When Thomas Jefferson accused George III, in the Declaration of Independence, of having refused for a long time to permit elections for previously-dissolved colonial legislatures, he had several examples for reference. As early as 1768, Governor Sir Francis Bernard dissolved the Massachusetts assembly on the order of Lord Hillsborough, the Secretary of State for the Colonies, after the assembly had circulated a letter to the other colonial assemblies about the constitutional defects of the Townshend Revenue Acts. This effectively left Boston without a government for a year.

A year before, in 1767, the British government had ordered the New York assembly suspended when it refused to comply with the Quartering Act of 1765. As a result, New York was without a government for most of 1767 to 1769, until an election in the fall of 1769 produced a more pliant assembly.

In October, 1774, after Parliament had adopted the Massachusetts Government Act earlier that year, General Thomas Gage, the governor, dissolved the colony’s assembly. The Act had several parts that struck against the colony’s self-government. It repealed the Massachusetts Bay Charter of 1691, made the hitherto elected council appointive by the governor, and prohibited town meetings more than once per year unless the governor consented. The Act also made other provincial offices, including many judgeships, appointive rather than elective, and those officers could be removed at any time by the governor. To add insult to injury, the first governor selected, General Gage, was also the military commander. This move placed the military authorities in charge of civil government.

From the British perspective, the Act was necessary to curb the radical tendencies of this most radical province. Unfortunately for the British, their political tactics failed in Massachusetts and likely hurt their overall strategy of both pacifying the colonies and advancing their new model of imperial administration. Instead, the Americans simply circumvented the restrictions by electing an ultra vires provincial congress, which met at Concord, elected John Hancock president, organized an administration, voted taxes, collected arms, drilled a militia, and operated the courts. This assemblage governed Massachusetts until the state’s constitution of 1780 was approved. The colony effectively was independent, and the royal governor’s authority was restricted to the city of Boston.

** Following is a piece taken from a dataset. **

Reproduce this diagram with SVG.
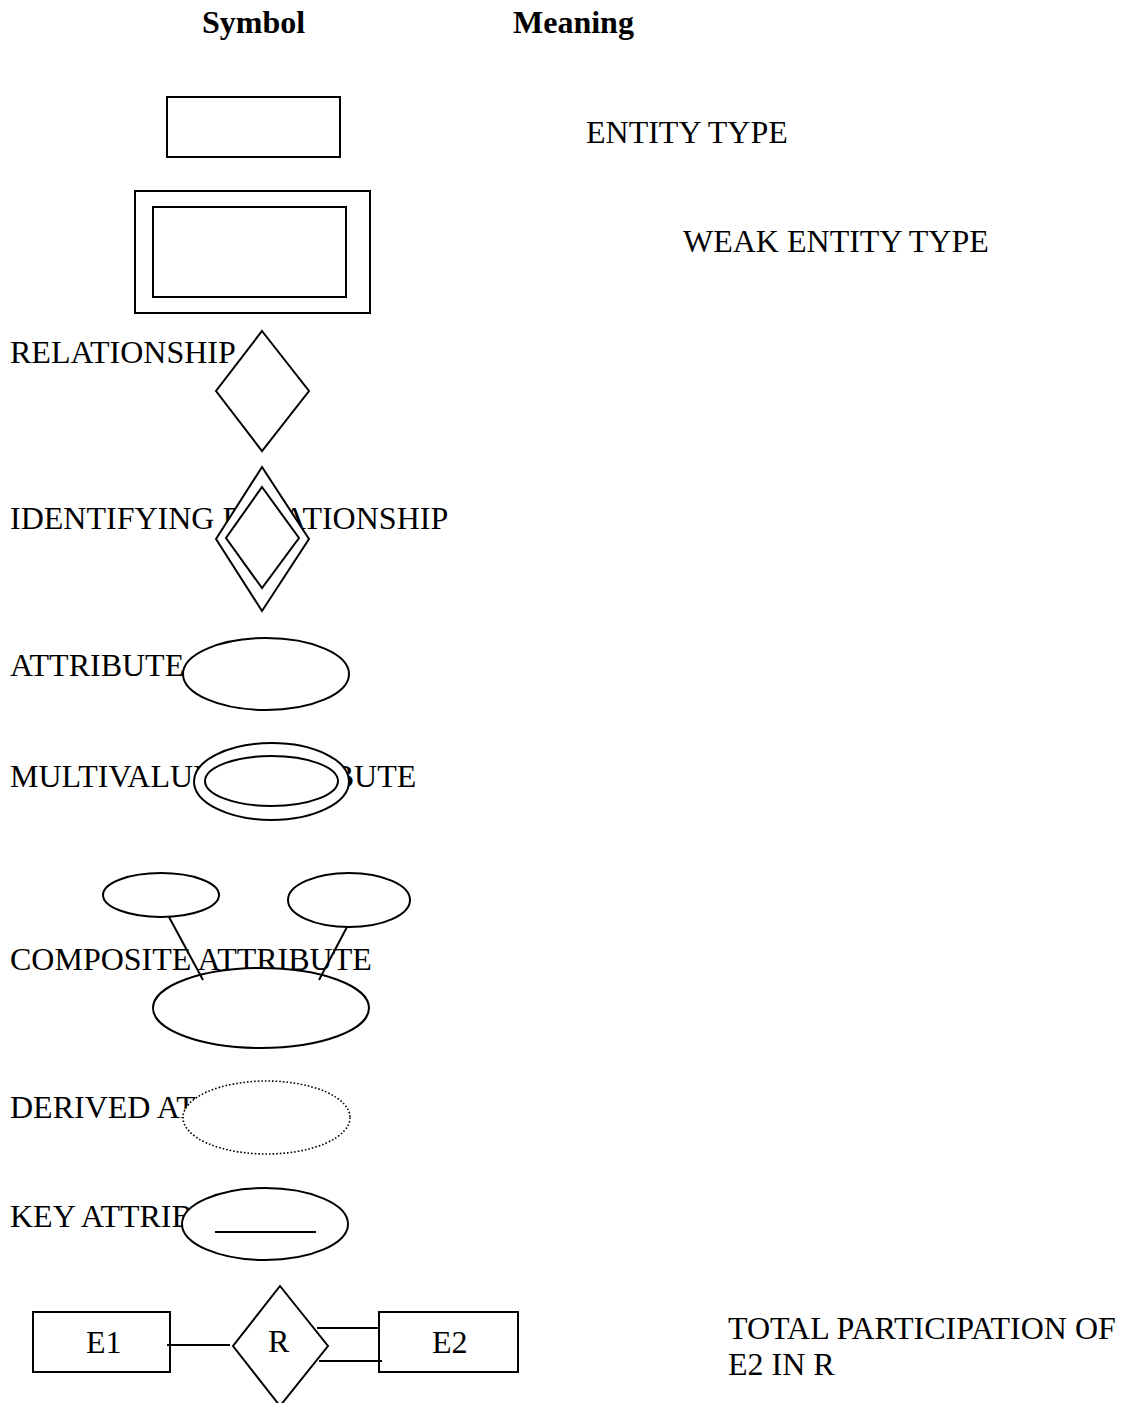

Similar events transpired in other colonies. In Virginia, the royal governor dissolved the House of Burgesses in May, 1774. Led by Patrick Henry and Thomas Jefferson, a rump portion of that assembly called for elections to a provincial congress to meet in Williamsburg on August 1. By the end of 1774, all colonies except Georgia, Pennsylvania and New York had followed suit. Those three fell in line the following year. So, while Jefferson’s charge in the Declaration of Independence was historically correct, the dissolutions of colonial assemblies about which he complained also quickly became irrelevant as a matter of practical government. If anything, those actions by the king and Parliament did not impede self-government, they made it more profound.

The English king long had the power to prorogue (that is, “suspend”) or dissolve Parliament and rule by decree. Charles I had used it to prevent Parliament from meeting for years. As the constitutional position of Parliament strengthened against the king in the 17th and 18th centuries, that power had to be used judiciously, if at all. One of the political missteps by James II that led to the Glorious Revolution of 1688 was his dissolution of Parliament after that body had refused to repeal the pro-Protestant Test Acts.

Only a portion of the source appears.